_Entries_
+ + + +

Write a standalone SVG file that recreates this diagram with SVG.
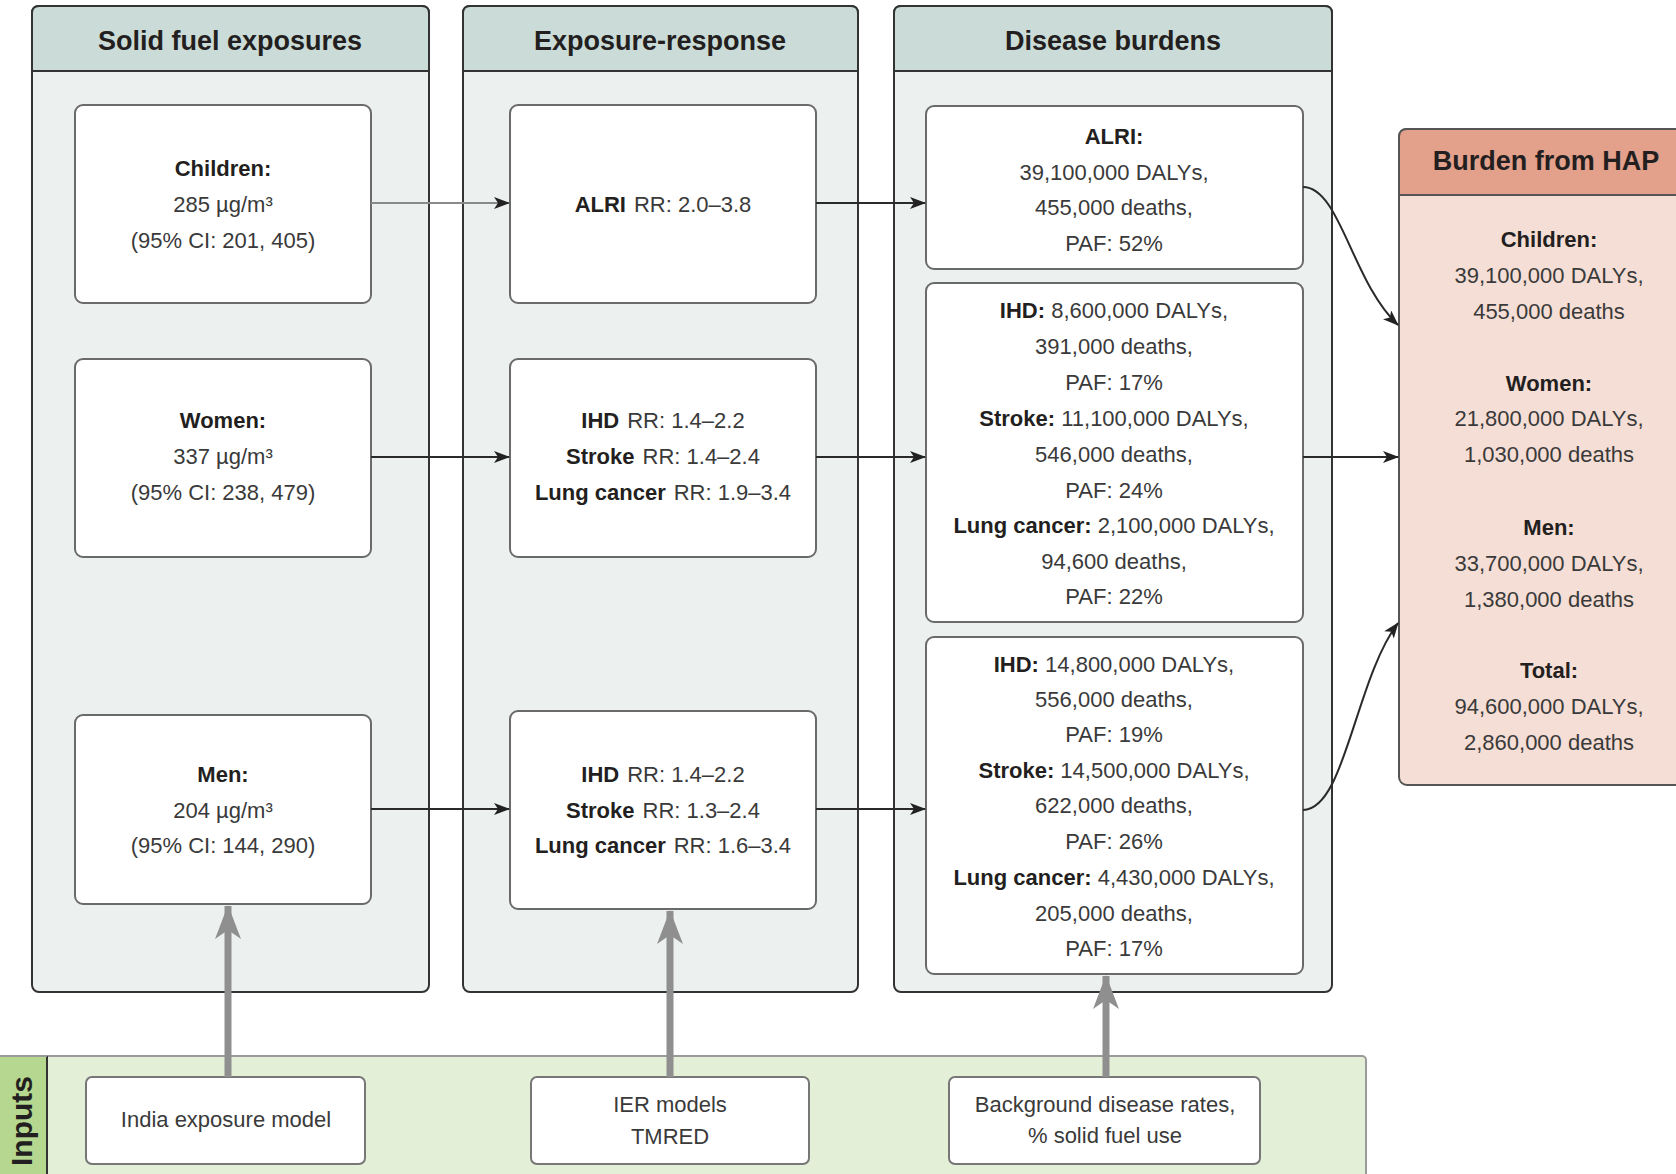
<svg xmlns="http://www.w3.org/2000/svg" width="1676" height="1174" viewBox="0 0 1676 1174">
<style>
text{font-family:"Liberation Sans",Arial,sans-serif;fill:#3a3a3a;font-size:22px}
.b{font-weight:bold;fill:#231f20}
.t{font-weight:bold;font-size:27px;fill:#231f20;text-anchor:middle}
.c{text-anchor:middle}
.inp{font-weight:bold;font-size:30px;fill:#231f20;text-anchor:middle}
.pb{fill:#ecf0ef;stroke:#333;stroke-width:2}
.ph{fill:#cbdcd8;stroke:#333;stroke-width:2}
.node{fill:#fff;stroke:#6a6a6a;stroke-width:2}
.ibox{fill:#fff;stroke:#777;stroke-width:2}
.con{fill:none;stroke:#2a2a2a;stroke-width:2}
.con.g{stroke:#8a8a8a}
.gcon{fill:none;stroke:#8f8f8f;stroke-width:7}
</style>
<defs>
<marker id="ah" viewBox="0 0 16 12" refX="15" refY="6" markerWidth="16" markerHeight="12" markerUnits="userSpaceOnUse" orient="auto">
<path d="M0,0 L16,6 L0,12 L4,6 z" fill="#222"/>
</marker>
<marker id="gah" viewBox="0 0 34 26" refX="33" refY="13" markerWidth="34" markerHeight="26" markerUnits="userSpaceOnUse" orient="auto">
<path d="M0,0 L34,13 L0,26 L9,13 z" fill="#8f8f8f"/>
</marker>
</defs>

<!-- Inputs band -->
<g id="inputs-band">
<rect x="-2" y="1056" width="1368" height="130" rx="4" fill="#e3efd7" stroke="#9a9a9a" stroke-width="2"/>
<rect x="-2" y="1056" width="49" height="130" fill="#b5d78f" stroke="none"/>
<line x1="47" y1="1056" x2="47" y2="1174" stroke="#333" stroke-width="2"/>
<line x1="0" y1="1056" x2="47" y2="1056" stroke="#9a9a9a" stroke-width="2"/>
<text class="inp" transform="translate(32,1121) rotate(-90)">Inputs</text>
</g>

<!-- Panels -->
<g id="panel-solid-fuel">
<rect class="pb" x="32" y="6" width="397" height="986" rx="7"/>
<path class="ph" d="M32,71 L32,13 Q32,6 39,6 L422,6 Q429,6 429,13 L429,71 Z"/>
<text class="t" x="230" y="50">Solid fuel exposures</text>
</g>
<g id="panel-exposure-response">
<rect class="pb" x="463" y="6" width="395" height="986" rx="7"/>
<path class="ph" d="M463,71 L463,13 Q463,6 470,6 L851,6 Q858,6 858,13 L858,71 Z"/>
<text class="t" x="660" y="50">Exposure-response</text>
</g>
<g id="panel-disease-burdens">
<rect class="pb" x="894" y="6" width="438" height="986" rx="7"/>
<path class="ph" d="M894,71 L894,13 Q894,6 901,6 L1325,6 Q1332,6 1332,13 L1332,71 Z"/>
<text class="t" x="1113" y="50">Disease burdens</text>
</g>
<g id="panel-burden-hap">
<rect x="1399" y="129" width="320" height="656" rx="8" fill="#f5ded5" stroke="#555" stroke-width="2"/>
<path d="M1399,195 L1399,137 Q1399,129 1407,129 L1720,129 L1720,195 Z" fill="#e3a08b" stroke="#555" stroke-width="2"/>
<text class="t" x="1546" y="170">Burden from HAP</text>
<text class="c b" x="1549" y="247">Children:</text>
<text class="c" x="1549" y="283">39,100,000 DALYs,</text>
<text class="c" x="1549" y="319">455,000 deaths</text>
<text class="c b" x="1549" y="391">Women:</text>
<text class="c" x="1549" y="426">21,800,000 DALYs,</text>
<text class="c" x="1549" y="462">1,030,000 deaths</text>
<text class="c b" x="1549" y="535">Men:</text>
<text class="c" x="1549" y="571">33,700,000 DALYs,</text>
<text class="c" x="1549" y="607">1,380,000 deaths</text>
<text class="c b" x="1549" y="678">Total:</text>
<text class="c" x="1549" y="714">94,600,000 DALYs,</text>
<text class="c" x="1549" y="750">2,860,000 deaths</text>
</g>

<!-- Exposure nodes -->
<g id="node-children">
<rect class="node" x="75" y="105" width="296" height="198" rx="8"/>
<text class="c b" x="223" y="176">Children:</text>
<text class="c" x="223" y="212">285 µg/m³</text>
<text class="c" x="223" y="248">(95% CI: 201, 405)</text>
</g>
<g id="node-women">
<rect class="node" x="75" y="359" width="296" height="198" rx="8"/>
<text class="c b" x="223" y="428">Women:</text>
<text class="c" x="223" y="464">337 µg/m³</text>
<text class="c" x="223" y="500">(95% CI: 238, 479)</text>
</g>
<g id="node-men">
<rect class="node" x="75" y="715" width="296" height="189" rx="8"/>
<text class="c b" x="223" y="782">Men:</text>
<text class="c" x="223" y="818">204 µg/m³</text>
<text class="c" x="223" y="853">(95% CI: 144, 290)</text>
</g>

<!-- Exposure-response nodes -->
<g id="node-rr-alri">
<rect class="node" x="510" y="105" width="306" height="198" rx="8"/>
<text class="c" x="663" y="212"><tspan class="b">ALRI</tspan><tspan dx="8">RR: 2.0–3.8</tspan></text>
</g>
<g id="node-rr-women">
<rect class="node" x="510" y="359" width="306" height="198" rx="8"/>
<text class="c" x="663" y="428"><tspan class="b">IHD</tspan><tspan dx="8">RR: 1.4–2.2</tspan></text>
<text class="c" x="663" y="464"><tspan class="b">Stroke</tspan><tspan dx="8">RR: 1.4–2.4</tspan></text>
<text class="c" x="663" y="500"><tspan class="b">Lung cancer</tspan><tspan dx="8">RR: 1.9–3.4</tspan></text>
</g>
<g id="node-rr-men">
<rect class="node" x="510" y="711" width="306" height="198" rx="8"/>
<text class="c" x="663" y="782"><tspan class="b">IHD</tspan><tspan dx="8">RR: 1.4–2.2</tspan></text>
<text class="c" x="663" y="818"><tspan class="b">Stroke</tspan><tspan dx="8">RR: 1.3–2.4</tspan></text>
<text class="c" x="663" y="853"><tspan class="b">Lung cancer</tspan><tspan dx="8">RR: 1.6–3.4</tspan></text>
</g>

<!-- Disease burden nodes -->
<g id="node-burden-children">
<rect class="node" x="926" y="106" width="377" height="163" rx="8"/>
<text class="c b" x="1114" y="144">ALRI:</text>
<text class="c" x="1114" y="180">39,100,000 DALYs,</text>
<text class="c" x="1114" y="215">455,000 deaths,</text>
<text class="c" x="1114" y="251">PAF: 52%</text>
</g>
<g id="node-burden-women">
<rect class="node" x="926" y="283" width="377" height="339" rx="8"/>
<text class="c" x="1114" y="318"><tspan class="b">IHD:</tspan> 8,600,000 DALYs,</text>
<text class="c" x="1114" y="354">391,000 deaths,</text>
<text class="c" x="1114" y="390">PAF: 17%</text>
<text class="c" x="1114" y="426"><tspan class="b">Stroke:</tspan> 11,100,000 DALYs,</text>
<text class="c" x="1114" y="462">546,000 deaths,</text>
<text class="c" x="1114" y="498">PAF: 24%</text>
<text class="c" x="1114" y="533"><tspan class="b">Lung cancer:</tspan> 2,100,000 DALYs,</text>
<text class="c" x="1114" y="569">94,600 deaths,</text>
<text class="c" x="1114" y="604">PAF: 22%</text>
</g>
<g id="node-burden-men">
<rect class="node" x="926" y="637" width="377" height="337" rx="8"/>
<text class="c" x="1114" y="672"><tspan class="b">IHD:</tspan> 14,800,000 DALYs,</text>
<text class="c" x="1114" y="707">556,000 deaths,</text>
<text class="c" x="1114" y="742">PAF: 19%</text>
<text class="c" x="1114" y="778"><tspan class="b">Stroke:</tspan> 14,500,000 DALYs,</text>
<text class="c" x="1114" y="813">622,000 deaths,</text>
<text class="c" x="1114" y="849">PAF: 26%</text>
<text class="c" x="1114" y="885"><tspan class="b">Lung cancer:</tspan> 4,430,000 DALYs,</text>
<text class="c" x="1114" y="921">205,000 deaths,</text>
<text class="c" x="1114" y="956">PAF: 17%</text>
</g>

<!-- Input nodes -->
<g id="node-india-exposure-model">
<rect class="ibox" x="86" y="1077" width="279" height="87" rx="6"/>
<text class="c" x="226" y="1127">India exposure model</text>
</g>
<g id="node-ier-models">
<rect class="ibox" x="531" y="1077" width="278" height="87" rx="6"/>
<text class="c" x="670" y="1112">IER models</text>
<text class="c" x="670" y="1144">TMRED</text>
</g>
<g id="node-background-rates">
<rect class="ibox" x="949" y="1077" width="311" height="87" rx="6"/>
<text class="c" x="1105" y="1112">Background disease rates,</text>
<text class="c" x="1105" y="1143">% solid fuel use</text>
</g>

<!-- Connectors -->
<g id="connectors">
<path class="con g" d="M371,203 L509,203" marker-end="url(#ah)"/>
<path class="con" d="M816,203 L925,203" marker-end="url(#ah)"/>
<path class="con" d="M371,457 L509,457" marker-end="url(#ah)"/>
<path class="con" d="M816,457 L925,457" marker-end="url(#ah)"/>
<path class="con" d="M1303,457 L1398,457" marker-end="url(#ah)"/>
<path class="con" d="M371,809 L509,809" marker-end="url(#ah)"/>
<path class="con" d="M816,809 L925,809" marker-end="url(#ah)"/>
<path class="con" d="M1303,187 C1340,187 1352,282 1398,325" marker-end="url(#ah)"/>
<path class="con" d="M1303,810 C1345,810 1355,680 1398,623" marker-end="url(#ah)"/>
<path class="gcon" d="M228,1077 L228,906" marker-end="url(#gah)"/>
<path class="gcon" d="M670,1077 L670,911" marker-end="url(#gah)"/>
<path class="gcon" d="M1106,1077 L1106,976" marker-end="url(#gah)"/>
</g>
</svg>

+ + + +

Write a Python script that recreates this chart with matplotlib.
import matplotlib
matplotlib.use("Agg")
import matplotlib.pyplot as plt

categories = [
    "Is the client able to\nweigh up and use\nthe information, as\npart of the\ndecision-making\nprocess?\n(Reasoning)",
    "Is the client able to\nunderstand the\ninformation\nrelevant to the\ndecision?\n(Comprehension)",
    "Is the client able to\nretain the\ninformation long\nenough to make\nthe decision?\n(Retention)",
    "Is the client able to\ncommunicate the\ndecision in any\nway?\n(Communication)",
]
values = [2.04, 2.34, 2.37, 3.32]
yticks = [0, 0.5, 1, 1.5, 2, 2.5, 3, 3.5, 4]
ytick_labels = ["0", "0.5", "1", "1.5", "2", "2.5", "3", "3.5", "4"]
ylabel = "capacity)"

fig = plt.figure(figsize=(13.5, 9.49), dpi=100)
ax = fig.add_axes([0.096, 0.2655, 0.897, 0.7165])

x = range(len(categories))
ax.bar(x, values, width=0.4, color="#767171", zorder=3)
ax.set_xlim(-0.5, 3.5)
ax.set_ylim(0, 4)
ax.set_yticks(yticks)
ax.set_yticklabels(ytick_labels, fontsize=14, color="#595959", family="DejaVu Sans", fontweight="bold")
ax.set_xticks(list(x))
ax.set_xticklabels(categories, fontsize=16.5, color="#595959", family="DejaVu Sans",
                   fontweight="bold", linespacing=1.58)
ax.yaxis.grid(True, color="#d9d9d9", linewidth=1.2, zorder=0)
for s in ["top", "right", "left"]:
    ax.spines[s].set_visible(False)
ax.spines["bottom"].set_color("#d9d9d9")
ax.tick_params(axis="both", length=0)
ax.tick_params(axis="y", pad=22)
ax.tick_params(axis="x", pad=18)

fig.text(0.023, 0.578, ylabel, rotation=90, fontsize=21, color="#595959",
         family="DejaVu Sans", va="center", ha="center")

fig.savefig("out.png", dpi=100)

+ + + +

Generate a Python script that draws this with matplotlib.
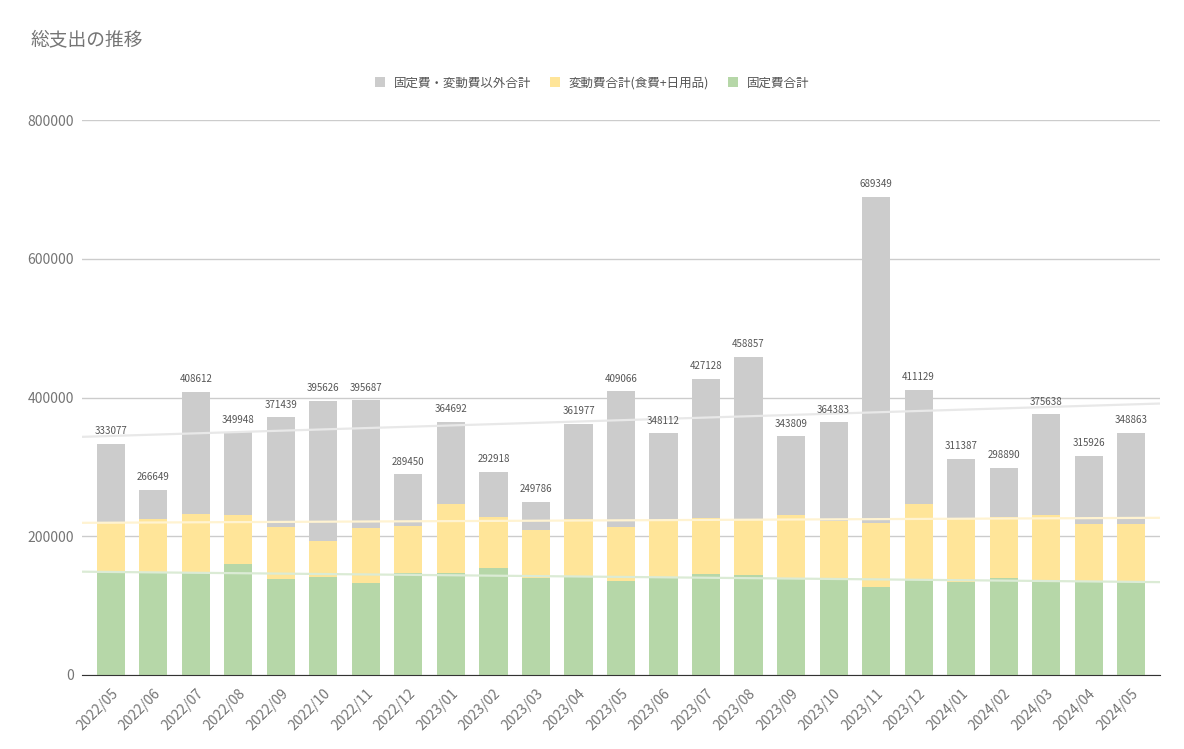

+ + + +

_Stated problem_
Transcribe nothing but the lines from the line with "Write a Python" through the line with "import matplotlib.pyplot as plt", reproducing each exactly.

_Result_
Write a Python script that recreates this chart with matplotlib.
import matplotlib
matplotlib.use("Agg")
import matplotlib.pyplot as plt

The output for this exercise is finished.